● What to produce
Print the lines of the listing below verbatim from its first line through the line bearing "(hint) at (448.5,333)". Any pictures are to be omitted.

● Dataset excerpt
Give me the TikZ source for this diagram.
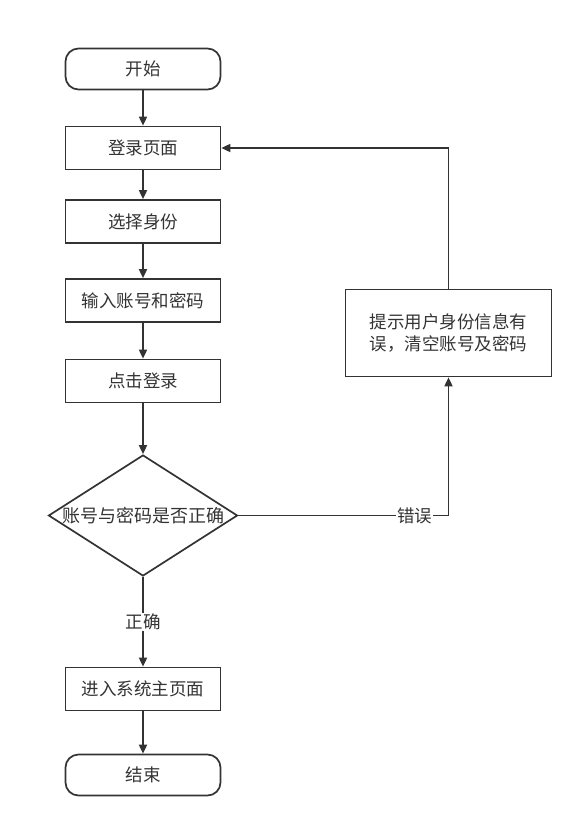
\documentclass[tikz,border=0pt]{standalone}
\usepackage{fontspec}
\newfontfamily\cjk{Noto Sans CJK SC}
\usetikzlibrary{positioning,arrows.meta,shapes.geometric}
\definecolor{ink}{HTML}{333333}
\tikzset{
  >={Triangle[length=9pt,width=8pt]},
  every node/.style={font=\cjk\fontsize{17.5}{22}\selectfont, text=ink},
  terminal/.style={draw=ink, line width=1.7pt, rounded corners=13pt,
    minimum width=155pt, minimum height=41pt, inner sep=0pt},
  process/.style={draw=ink, line width=1.7pt,
    minimum width=155pt, minimum height=43pt, inner sep=0pt},
  decision/.style={draw=ink, line width=1.7pt, diamond, aspect=1.56,
    minimum width=189pt, minimum height=121pt, inner sep=0pt},
  flow/.style={->, draw=ink, line width=1.7pt},
  edgelabel/.style={fill=white, inner sep=1pt},
}

\begin{document}
\begin{tikzpicture}[x=1pt, y=-1pt, node distance=36pt]
    \useasboundingbox (0,0) rectangle (584,828);
    \node[terminal] (start) at (143,69) {开始};
    \node[process] (login) [below=35.3pt of start] {登录页面};
    \node[process] (role) [below=28.8pt of login] {选择身份};
    \node[process] (input) [below=34.3pt of role] {输入账号和密码};
    \node[process] (click) [below=35.8pt of input] {点击登录};
    \node[decision, label={[font=\cjk\fontsize{18}{22}\selectfont]center:账号与密码是否正确}]
      (check) [below=50.8pt of click] {};
    \node[process] (home) [below=89.8pt of check] {进入系统主页面};
    \node[terminal] (end) [below=42.3pt of home] {结束};
    \node[process, minimum width=206pt, minimum height=87pt, align=center]
      (hint) at (448.5,333) {提示用户身份信息有\\误，清空账号及密码};

    \draw[flow] (start) -- (login);
    \draw[flow] (login) -- (role);
    \draw[flow] (role) -- (input);
    \draw[flow] (input) -- (click);
    \draw[flow] (click) -- (check);
    \draw[flow] (check) -- node[edgelabel] {正确} (home);
    \draw[flow] (home) -- (end);
    \draw[flow] (check.east) -| node[edgelabel, pos=0.42] {错误} (hint.south);
    \draw[flow] (hint.north) |- (login.east);
  \end{tikzpicture}
\end{document}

● Solution
Give me the TikZ source for this diagram.
\documentclass[tikz,border=0pt]{standalone}
\usepackage{fontspec}
\newfontfamily\cjk{Noto Sans CJK SC}
\usetikzlibrary{positioning,arrows.meta,shapes.geometric}
\definecolor{ink}{HTML}{333333}
\tikzset{
  >={Triangle[length=9pt,width=8pt]},
  every node/.style={font=\cjk\fontsize{17.5}{22}\selectfont, text=ink},
  terminal/.style={draw=ink, line width=1.7pt, rounded corners=13pt,
    minimum width=155pt, minimum height=41pt, inner sep=0pt},
  process/.style={draw=ink, line width=1.7pt,
    minimum width=155pt, minimum height=43pt, inner sep=0pt},
  decision/.style={draw=ink, line width=1.7pt, diamond, aspect=1.56,
    minimum width=189pt, minimum height=121pt, inner sep=0pt},
  flow/.style={->, draw=ink, line width=1.7pt},
  edgelabel/.style={fill=white, inner sep=1pt},
}

\begin{document}
\begin{tikzpicture}[x=1pt, y=-1pt, node distance=36pt]
    \useasboundingbox (0,0) rectangle (584,828);
    \node[terminal] (start) at (143,69) {开始};
    \node[process] (login) [below=35.3pt of start] {登录页面};
    \node[process] (role) [below=28.8pt of login] {选择身份};
    \node[process] (input) [below=34.3pt of role] {输入账号和密码};
    \node[process] (click) [below=35.8pt of input] {点击登录};
    \node[decision, label={[font=\cjk\fontsize{18}{22}\selectfont]center:账号与密码是否正确}]
      (check) [below=50.8pt of click] {};
    \node[process] (home) [below=89.8pt of check] {进入系统主页面};
    \node[terminal] (end) [below=42.3pt of home] {结束};
    \node[process, minimum width=206pt, minimum height=87pt, align=center]
      (hint) at (448.5,333) {提示用户身份信息有\\误，清空账号及密码};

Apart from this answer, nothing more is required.